Written exercise - Exactly as written, quote every line that follows, skipping the images.

Data excerpt -
-- start --

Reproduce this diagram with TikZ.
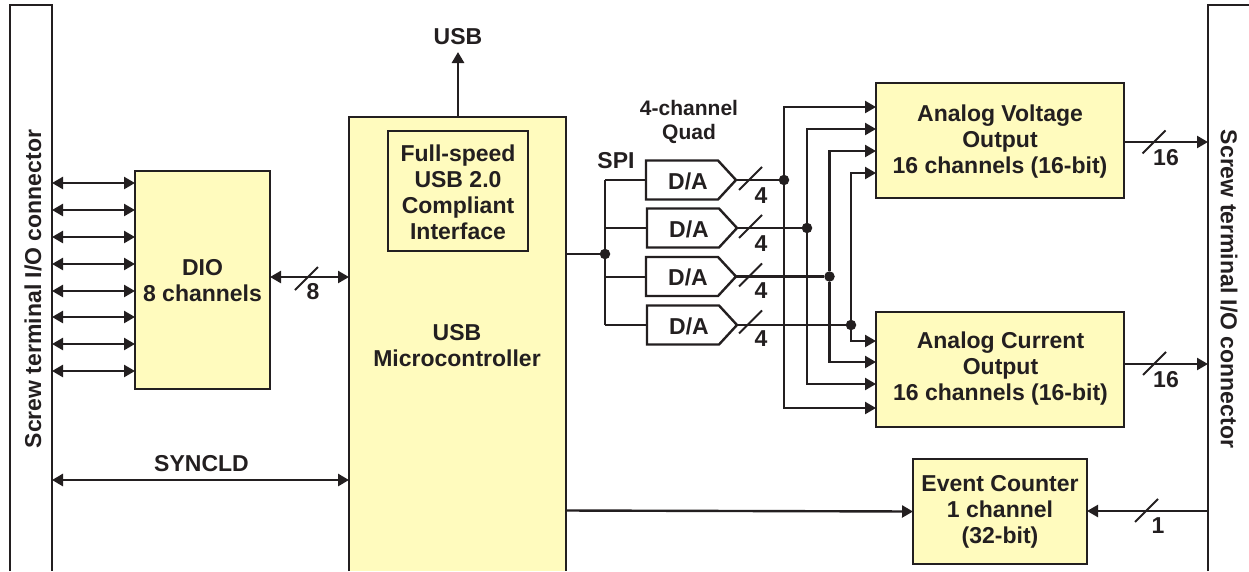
\documentclass[tikz,border=0pt]{standalone}
\usepackage{fontspec}
\setmainfont{Liberation Sans}[BoldFont={Liberation Sans Bold}]
\usetikzlibrary{arrows.meta,calc}
\definecolor{ink}{HTML}{231F20}
\definecolor{pale}{HTML}{FFFBBE}
\tikzset{
  txt/.style={font=\fontsize{23}{26}\selectfont\bfseries,text=ink,align=center,inner sep=0pt},
  smalltxt/.style={font=\fontsize{21}{24}\selectfont\bfseries,text=ink,align=center,inner sep=0pt},
  blockbox/.style={draw=ink,fill=pale,line width=2.6pt,inner sep=0pt,outer sep=0pt,minimum width=#1},
  tallbox/.style={minimum height=#1},
  wire/.style={draw=ink,line width=2.4pt},
  thinwire/.style={draw=ink,line width=2pt},
  thickwire/.style={draw=ink,line width=2.8pt},
  oneway/.style={-{Triangle[length=11pt,width=12pt]}},
  twoway/.style={{Triangle[length=11pt,width=12pt]}-{Triangle[length=11pt,width=12pt]}},
  junction/.style={circle,fill=ink,inner sep=0pt,minimum size=10.5pt},
  slashmark/.style={draw=ink,line width=2pt},
  openbox/.style={draw=ink,line width=2.6pt},
  dac/.style={draw=ink,line width=2.4pt,fill=white,line join=miter}
}
\begin{document}
\begin{tikzpicture}[x=1pt,y=-1pt]
\useasboundingbox (0,0) rectangle (1249,571);
% open-ended boxes
\node[inner sep=0pt,outer sep=0pt,minimum width=42pt,minimum height=566pt] (lc) at (31,288) {};
\node[inner sep=0pt,outer sep=0pt,minimum width=41pt,minimum height=566pt] (rc) at (1228.5,288) {};
\node[inner sep=0pt,outer sep=0pt,fill=pale,minimum width=217pt,minimum height=454pt] (mc) at (457.5,344) {};
\draw[openbox] (lc.south west) |- (lc.north east) -- (lc.south east);
\draw[openbox] (rc.south west) |- (rc.north east);
\draw[openbox] (mc.south west) |- (mc.north east) -- (mc.south east);
\node[txt,rotate=90] (lct) at (33,289) {Screw terminal I/O connector};
\node[txt,rotate=-90] (rct) at (1229,289) {Screw terminal I/O connector};
\node[txt] (mct) at (457,346) {USB\\Microcontroller};
% blocks
\node[blockbox=140pt,tallbox=120pt,line width=2.6pt] (usbif) at (458,191) {};
\node[txt] (usbt2) at (458,192) {Full-speed\\USB 2.0\\Compliant\\Interface};
\node[blockbox=135pt,tallbox=218pt] (dio) at (202.5,280) {};
\node[txt] (diot) at (202.5,281) {DIO\\8 channels};
\node[blockbox=248pt,tallbox=115pt] (avo) at (1000,140.5) {};
\node[txt] (avot) at (1000,141.5) {Analog Voltage\\Output\\16 channels (16-bit)};
\node[blockbox=248pt,tallbox=115pt] (aco) at (1000,369.5) {};
\node[txt] (acot) at (1000.5,368.5) {Analog Current\\Output\\16 channels (16-bit)};
\node[blockbox=174pt,tallbox=105pt] (ec) at (1000,511.5) {};
\node[txt] (ect) at (1000,512) {Event Counter\\1 channel\\(32-bit)};
% D/A converters
\foreach \n/\x/\y in {1/646/180,2/647/228,3/646/276.5,4/647/325}{
  \coordinate (dw\n) at (\x,\y);
  \coordinate (de\n) at (\x+90,\y);
  \draw[dac] (\x,\y-19.5) -- (\x+72,\y-19.5) -- (de\n) -- (\x+72,\y+19.5) -- (\x,\y+19.5) -- cycle;
  \node[txt] (dt\n) at (\x+42,\y+1) {D/A};
}
% SPI bus
\node[junction] (spi) at (605,254) {};
\draw[thickwire] (mc.east |- spi) -- (spi);
\draw[thinwire] (spi |- dw1) -- (spi |- dw4);
\foreach \n in {1,2,3,4}{ \draw[thinwire] (spi |- dw\n) -- (dw\n); }
% output junctions
\node[junction] (j1) at (784,180) {};
\node[junction] (j2) at (807,228) {};
\node[junction] (j3) at (829.5,276.5) {};
\node[junction] (j4) at (851,325) {};
\foreach \n in {1,2,3,4}{ \draw[thickwire] (de\n) -- (j\n); }
% vertical buses to both output blocks
\foreach \n/\ya/\yb in {1/107/408,2/129/384,3/151/362,4/173/341}{
  \coordinate (ta\n) at (avo.west |- 0,\ya);
  \coordinate (tb\n) at (aco.west |- 0,\yb);
  \draw[wire,oneway] (j\n) |- (ta\n);
  \draw[wire,oneway] (j\n) |- (tb\n);
}
% DIO lines
\foreach \y in {183,210,237,264,291,317,344,371}{
  \draw[wire,twoway] (lc.east |- 0,\y) -- (dio.west |- 0,\y);
}
\draw[wire,twoway] (dio.east |- 0,277) -- (mc.west |- 0,277);
\draw[thickwire,twoway] (lc.east |- 0,480) -- (mc.west |- 0,480);
% USB
\node[txt] (usbt) at (458,37) {USB};
\draw[line width=2.8pt,draw=ink,oneway] (mc.north -| 458,0) -- (458,52);
% right hand side
\draw[wire,oneway] (avo.east |- 0,142) -- (rc.west |- 0,142);
\draw[wire,oneway] (aco.east |- 0,364) -- (rc.west |- 0,364);
\draw[wire,oneway] (mc.east |- 0,510.5) -- (ec.west |- 0,511.5);
\draw[wire,oneway] (rc.west |- 0,511) -- (ec.east |- 0,511);
% bus slashes
\foreach \n/\x/\y in {a/750.5/178.5,b/750.5/226.5,c/750.5/275,d/750.5/322,e/306.5/278.5,f/1154/142,g/1154.5/363.5,h/1146.5/510.5}{
  \coordinate (sl\n) at (\x,\y);
  \draw[slashmark] (sl\n) ++(-11.5,11.5) -- ++(23,-23);
}
% labels
\node[txt] (n1) at (761,196) {4};
\node[txt] (n2) at (761,244) {4};
\node[txt] (n3) at (761,291) {4};
\node[txt] (n4) at (761,339) {4};
\node[txt] (n5) at (313,292) {8};
\node[txt] (n6) at (1166,158) {16};
\node[txt] (n7) at (1166,380) {16};
\node[txt] (n8) at (1158,526) {1};
\node[txt] (spit) at (616,161) {SPI};
\node[smalltxt] (quad) at (689,122) {4-channel\\Quad};
\node[txt] (sync) at (201.5,464) {SYNCLD};
\end{tikzpicture}
\end{document}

-- end --

The completed task -
Reproduce this diagram with TikZ.
\documentclass[tikz,border=0pt]{standalone}
\usepackage{fontspec}
\setmainfont{Liberation Sans}[BoldFont={Liberation Sans Bold}]
\usetikzlibrary{arrows.meta,calc}
\definecolor{ink}{HTML}{231F20}
\definecolor{pale}{HTML}{FFFBBE}
\tikzset{
  txt/.style={font=\fontsize{23}{26}\selectfont\bfseries,text=ink,align=center,inner sep=0pt},
  smalltxt/.style={font=\fontsize{21}{24}\selectfont\bfseries,text=ink,align=center,inner sep=0pt},
  blockbox/.style={draw=ink,fill=pale,line width=2.6pt,inner sep=0pt,outer sep=0pt,minimum width=#1},
  tallbox/.style={minimum height=#1},
  wire/.style={draw=ink,line width=2.4pt},
  thinwire/.style={draw=ink,line width=2pt},
  thickwire/.style={draw=ink,line width=2.8pt},
  oneway/.style={-{Triangle[length=11pt,width=12pt]}},
  twoway/.style={{Triangle[length=11pt,width=12pt]}-{Triangle[length=11pt,width=12pt]}},
  junction/.style={circle,fill=ink,inner sep=0pt,minimum size=10.5pt},
  slashmark/.style={draw=ink,line width=2pt},
  openbox/.style={draw=ink,line width=2.6pt},
  dac/.style={draw=ink,line width=2.4pt,fill=white,line join=miter}
}
\begin{document}
\begin{tikzpicture}[x=1pt,y=-1pt]
\useasboundingbox (0,0) rectangle (1249,571);
% open-ended boxes
\node[inner sep=0pt,outer sep=0pt,minimum width=42pt,minimum height=566pt] (lc) at (31,288) {};
\node[inner sep=0pt,outer sep=0pt,minimum width=41pt,minimum height=566pt] (rc) at (1228.5,288) {};
\node[inner sep=0pt,outer sep=0pt,fill=pale,minimum width=217pt,minimum height=454pt] (mc) at (457.5,344) {};
\draw[openbox] (lc.south west) |- (lc.north east) -- (lc.south east);
\draw[openbox] (rc.south west) |- (rc.north east);
\draw[openbox] (mc.south west) |- (mc.north east) -- (mc.south east);
\node[txt,rotate=90] (lct) at (33,289) {Screw terminal I/O connector};
\node[txt,rotate=-90] (rct) at (1229,289) {Screw terminal I/O connector};
\node[txt] (mct) at (457,346) {USB\\Microcontroller};
% blocks
\node[blockbox=140pt,tallbox=120pt,line width=2.6pt] (usbif) at (458,191) {};
\node[txt] (usbt2) at (458,192) {Full-speed\\USB 2.0\\Compliant\\Interface};
\node[blockbox=135pt,tallbox=218pt] (dio) at (202.5,280) {};
\node[txt] (diot) at (202.5,281) {DIO\\8 channels};
\node[blockbox=248pt,tallbox=115pt] (avo) at (1000,140.5) {};
\node[txt] (avot) at (1000,141.5) {Analog Voltage\\Output\\16 channels (16-bit)};
\node[blockbox=248pt,tallbox=115pt] (aco) at (1000,369.5) {};
\node[txt] (acot) at (1000.5,368.5) {Analog Current\\Output\\16 channels (16-bit)};
\node[blockbox=174pt,tallbox=105pt] (ec) at (1000,511.5) {};
\node[txt] (ect) at (1000,512) {Event Counter\\1 channel\\(32-bit)};
% D/A converters
\foreach \n/\x/\y in {1/646/180,2/647/228,3/646/276.5,4/647/325}{
  \coordinate (dw\n) at (\x,\y);
  \coordinate (de\n) at (\x+90,\y);
  \draw[dac] (\x,\y-19.5) -- (\x+72,\y-19.5) -- (de\n) -- (\x+72,\y+19.5) -- (\x,\y+19.5) -- cycle;
  \node[txt] (dt\n) at (\x+42,\y+1) {D/A};
}
% SPI bus
\node[junction] (spi) at (605,254) {};
\draw[thickwire] (mc.east |- spi) -- (spi);
\draw[thinwire] (spi |- dw1) -- (spi |- dw4);
\foreach \n in {1,2,3,4}{ \draw[thinwire] (spi |- dw\n) -- (dw\n); }
% output junctions
\node[junction] (j1) at (784,180) {};
\node[junction] (j2) at (807,228) {};
\node[junction] (j3) at (829.5,276.5) {};
\node[junction] (j4) at (851,325) {};
\foreach \n in {1,2,3,4}{ \draw[thickwire] (de\n) -- (j\n); }
% vertical buses to both output blocks
\foreach \n/\ya/\yb in {1/107/408,2/129/384,3/151/362,4/173/341}{
  \coordinate (ta\n) at (avo.west |- 0,\ya);
  \coordinate (tb\n) at (aco.west |- 0,\yb);
  \draw[wire,oneway] (j\n) |- (ta\n);
  \draw[wire,oneway] (j\n) |- (tb\n);
}
% DIO lines
\foreach \y in {183,210,237,264,291,317,344,371}{
  \draw[wire,twoway] (lc.east |- 0,\y) -- (dio.west |- 0,\y);
}
\draw[wire,twoway] (dio.east |- 0,277) -- (mc.west |- 0,277);
\draw[thickwire,twoway] (lc.east |- 0,480) -- (mc.west |- 0,480);
% USB
\node[txt] (usbt) at (458,37) {USB};
\draw[line width=2.8pt,draw=ink,oneway] (mc.north -| 458,0) -- (458,52);
% right hand side
\draw[wire,oneway] (avo.east |- 0,142) -- (rc.west |- 0,142);
\draw[wire,oneway] (aco.east |- 0,364) -- (rc.west |- 0,364);
\draw[wire,oneway] (mc.east |- 0,510.5) -- (ec.west |- 0,511.5);
\draw[wire,oneway] (rc.west |- 0,511) -- (ec.east |- 0,511);
% bus slashes
\foreach \n/\x/\y in {a/750.5/178.5,b/750.5/226.5,c/750.5/275,d/750.5/322,e/306.5/278.5,f/1154/142,g/1154.5/363.5,h/1146.5/510.5}{
  \coordinate (sl\n) at (\x,\y);
  \draw[slashmark] (sl\n) ++(-11.5,11.5) -- ++(23,-23);
}
% labels
\node[txt] (n1) at (761,196) {4};
\node[txt] (n2) at (761,244) {4};
\node[txt] (n3) at (761,291) {4};
\node[txt] (n4) at (761,339) {4};
\node[txt] (n5) at (313,292) {8};
\node[txt] (n6) at (1166,158) {16};
\node[txt] (n7) at (1166,380) {16};
\node[txt] (n8) at (1158,526) {1};
\node[txt] (spit) at (616,161) {SPI};
\node[smalltxt] (quad) at (689,122) {4-channel\\Quad};
\node[txt] (sync) at (201.5,464) {SYNCLD};
\end{tikzpicture}
\end{document}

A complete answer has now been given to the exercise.